A routine open records request filed by the Odessa American has caused Odessa City Attorney Dan Jones to realize department heads have fired several employees without consulting his office, leaving the city open to “incredible liability.”

Since January 2023, the Odessa American has filed a Texas Public Information Act request every four to six weeks for a list of all employees who have resigned, retired, been terminated or received discipline from the City of Odessa.

On Jan. 30, the OA learned utilities department employee Dusty Alford was fired Jan. 8, three months after he was accused of using a stun gun on fellow employees. The newspaper filed a subsequent request Feb. 6 asking for additional documents regarding Alford.

As a result of that request, the OA was provided an Oct. 25 email from Jones to Mayor Javier Joven, City Manager John Beckmeyer and Deputy City Manager Agapito Bernal outlining his concerns.

Jones informed the men he was “gravely concerned” city employees have been violating the city’s policy of notifying Human Resources and the Legal Department before imposing any disciplinary action.

He noted that he has been reviewing the OA’s requests to be better informed and that is how he discovered his office hadn’t been notified about at least six people who had been terminated.

“Our job is protecting you and the City of Odessa. Some of the ways that we do this is by looking for the unexpected, the out of the ordinary and seek out that which could potentially cause damage to the City of Odessa,” he wrote.

Jones listed Alford as one of the six, apparently believing he’d been terminated sometime around Oct. 3.

He also included solid waste and city court employees who were fired for job abandonment, a parks employee unwilling to perform assigned work, a utilities employee for sleeping on the job and a parks employee for drug and alcohol use.

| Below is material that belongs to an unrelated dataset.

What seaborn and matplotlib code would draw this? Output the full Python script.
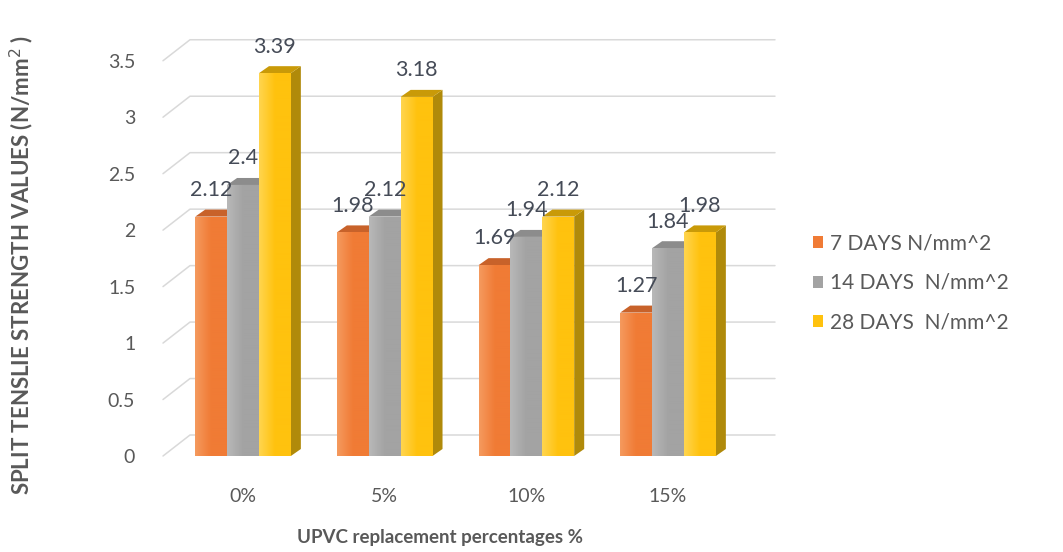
import numpy as np
import pandas as pd
import seaborn as sns
import matplotlib.pyplot as plt
from matplotlib.patches import Polygon, Patch
from matplotlib.colors import LinearSegmentedColormap
from matplotlib.transforms import blended_transform_factory

# ---------------- data ----------------
categories = ["0%", "5%", "10%", "15%"]
series_names = ["7 DAYS N/mm^2", "14 DAYS  N/mm^2", "28 DAYS  N/mm^2"]
days7 = [2.12, 1.98, 1.69, 1.27]
days14 = [2.4, 2.12, 1.94, 1.84]
days28 = [3.39, 3.18, 2.12, 1.98]
yticks = [0, 0.5, 1, 1.5, 2, 2.5, 3, 3.5]

front_colors = ["#F07B35", "#A3A3A3", "#FFC20E"]
light_colors = ["#F59A5E", "#B8B8B8", "#FFD54F"]
side_colors = ["#B2561C", "#7A7A7A", "#B08A0A"]
top_colors = ["#C8622A", "#8C8C8C", "#C99A08"]

rows = []
for name, vals in zip(series_names, [days7, days14, days28]):
    for c, v in zip(categories, vals):
        rows.append({"pct": c, "value": v, "series": name})
df = pd.DataFrame(rows)

# ---------------- style ----------------
sns.set_theme(style="white")
plt.rcParams["font.family"] = ["Lato", "DejaVu Sans"]

W, H = 1063, 552
fig = plt.figure(figsize=(W / 100, H / 100), dpi=100)
ax_left, ax_right, ax_bottom, ax_top = 163, 775, 456, 28
ymax = 3.79
ax = fig.add_axes([ax_left / W, 1 - ax_bottom / H,
                   (ax_right - ax_left) / W, (ax_bottom - ax_top) / H])

sns.barplot(data=df, x="pct", y="value", hue="series",
            palette=front_colors, width=0.675, saturation=1,
            linewidth=0, ax=ax, legend=False, zorder=3)

xmin, xmax = -0.565, 3.755
ax.set_xlim(xmin, xmax)
ax.set_ylim(0, ymax)

# ---------------- pseudo-3D faces + gradient ----------------
px_per_x = (ax_right - ax_left) / (xmax - xmin)
px_per_y = (ax_bottom - ax_top) / ymax
dx = 10 / px_per_x
dy = 7 / px_per_y
for i, cont in enumerate(ax.containers):
    cmap = LinearSegmentedColormap.from_list(
        f"g{i}", [light_colors[i], front_colors[i], front_colors[i]])
    grad = np.linspace(0, 1, 64).reshape(1, -1)
    for p in cont.patches:
        x0, y0 = p.get_x(), p.get_y()
        w, h = p.get_width(), p.get_height()
        im = ax.imshow(grad, cmap=cmap, aspect="auto",
                       extent=[x0, x0 + w, y0, y0 + h], zorder=3.05,
                       interpolation="bilinear")
        im.set_clip_path(p)
        side = Polygon([(x0 + w, y0), (x0 + w + dx, y0 + dy),
                        (x0 + w + dx, y0 + h + dy), (x0 + w, y0 + h)],
                       closed=True, facecolor=side_colors[i], edgecolor="none",
                       zorder=2.9)
        top = Polygon([(x0, y0 + h), (x0 + dx, y0 + h + dy),
                       (x0 + w + dx, y0 + h + dy), (x0 + w, y0 + h)],
                      closed=True, facecolor=top_colors[i], edgecolor="none",
                      zorder=2.9)
        ax.add_patch(side)
        ax.add_patch(top)
    ax.bar_label(cont, fmt="%g", padding=12, fontsize=15.5, color="#454B57",
                 zorder=5)

ax.set_xlim(xmin, xmax)
ax.set_ylim(0, ymax)

# ---------------- back-wall gridlines ----------------
blend = blended_transform_factory(ax.transAxes, ax.transData)
gx = 27 / (ax_right - ax_left)
gy = 21 / px_per_y
for v in yticks:
    ax.plot([0, gx, 1], [v, v + gy, v + gy], transform=blend,
            color="#D9D9D9", lw=1.1, zorder=1, clip_on=False)

# ---------------- axes cosmetics ----------------
for s in ax.spines.values():
    s.set_visible(False)
ax.set_yticks(yticks)
ax.set_yticklabels([f"{t:g}" for t in yticks])
ax.tick_params(axis="y", length=0, pad=20, labelsize=14, labelcolor="#595959")
ax.tick_params(axis="x", length=0, pad=23, labelsize=14, labelcolor="#595959")
ax.set_xlabel("")
ax.set_ylabel("")
ax.grid(False)

fig.text(22 / W, 1 - 265 / H, "SPLIT TENSLIE STRENGTH VALUES (N/mm$^2$ )",
         rotation=90, ha="center", va="center", fontsize=16,
         fontweight="bold", color="#595959")
fig.text(440 / W, 1 - 537 / H, "UPVC replacement percentages %",
         ha="center", va="center", fontsize=13.5, fontweight="bold",
         color="#595959")

handles = [Patch(facecolor=c, edgecolor="none") for c in front_colors]
fig.legend(handles, series_names, loc="center left",
           bbox_to_anchor=(794 / W, 1 - 283 / H), frameon=False,
           handlelength=0.5, handleheight=0.5, handletextpad=0.35,
           labelspacing=0.95, fontsize=15, labelcolor="#595959")

fig.savefig("out.png", dpi=100)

“If the City of Odessa is sued for wrongful termination on any of these above, then the City of Odessa would be left with little recourse but to pay for any monetary damages sought. Please let me know how you would like to proceed in addressing this matter,” Jones said.

No emails in reply were provided to the OA.

As for the Alford incident, a Human Resource memo obtained by the OA shows two water distribution employees came to Human Resources on Oct. 6 to report Alford “was bringing a Taser to work and tasing everyone.”

They further alleged Alford and others were daring others to do inappropriate things, such as going through someone’s backpack for $50. According to the memo, some of their co-workers had also brought firecrackers to work and set them off.

The employees said they were often called derogatory names and “cussed out” by Alford and some others and they occasionally refused to do what they were told, the memo indicated.

One employee “mentioned that even though these things were brought to (name redacted) repeatedly, nothing was ever done just ‘swept under the rug,’” the memo stated.

Alford was fired Jan. 8 for violating a city policy prohibiting fighting or boisterous conduct, deliberately causing physical injury to another employee or citizen, intimidation and unnecessary disruption of the work area.

In its Feb. 6 TPIA the OA had also sought information regarding any disciplinary measures taken against Alford’s co-workers, but Jones has declined to provide those documents.

In a letter to the Texas Attorney General’s Office, Jones argues common-law privacy protections information if the information “contains highly intimate or embarrassing facts the publication of which would be highly objectionable to a reasonable person” and the information is “not of legitimate concern to the public.”

Jones also argues that the informant’s identity is exempt from disclosure, although the OA never requested the informant’s identity.